The Catholic District School Board of Eastern Ontario is projecting that it will have nearly 200 new students for the 2021-22 school year. A majority of that increase will be secondary students moving into that school system from other boards. “We are projecting an enrolment increase of  approximately 190 full-time equivelent [students] for 2021-22,” associate director Bonnie Norton explained to trustees at their May 18th regular meeting. Norton added that the board expects about 70 elementary students in that increase. Students in Ontario do not have to be of the Catholic faith to attend a publicly-funded Catholic secondary school.

She added that outside of the pandemic, the board would normally see an increase in junior and senior kindergarten enrolment the closer it is to the start of the school year.

The board is planning for in-person learning this fall, but will remain with the quadmester system at the secondary school level, at least for the first half of the school year.
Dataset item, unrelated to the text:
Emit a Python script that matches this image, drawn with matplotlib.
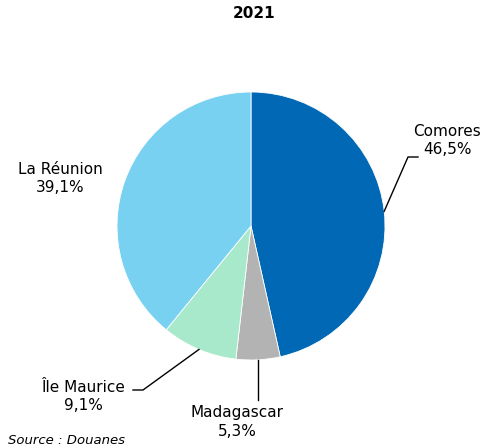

Increased financial supports from the province has meant that the COVID-19 pandemic has not negatively affected the overall budget of the CDSBEO.

Heading into the budget process for the 2021-22 school year, CDSBEO administration expects the board will have a surplus for the current school year.

Stay-at-Home orders, and use of unqualified staff filling in for teachers due to a shortage of supply teachers accounts for a 5.2 per cent reduction in spending on instruction so far this year. There is also an increase in the board’s list of unfilled teaching positions.

Manager of Finance Ashley Hutchinson told the board during her financial update that there were additional savings due to decreased travel, professional development costs, transportation savings, and snow removal.

“To date, the CDSBEO has received more than $13.4M in COVID-19 related funding, and we expect to spend approximately $13.6M,” she said. “Since our last report in February, the Board has received an additional $4.36M for Capital COVID-19 Resilience Infrastructure Stream funding.”

A draft budget for next school year was to be presented at a June 1 meeting. That meeting has been rescheduled to June 8.

This article was originally written for and appeared in The Morrisburg Leader.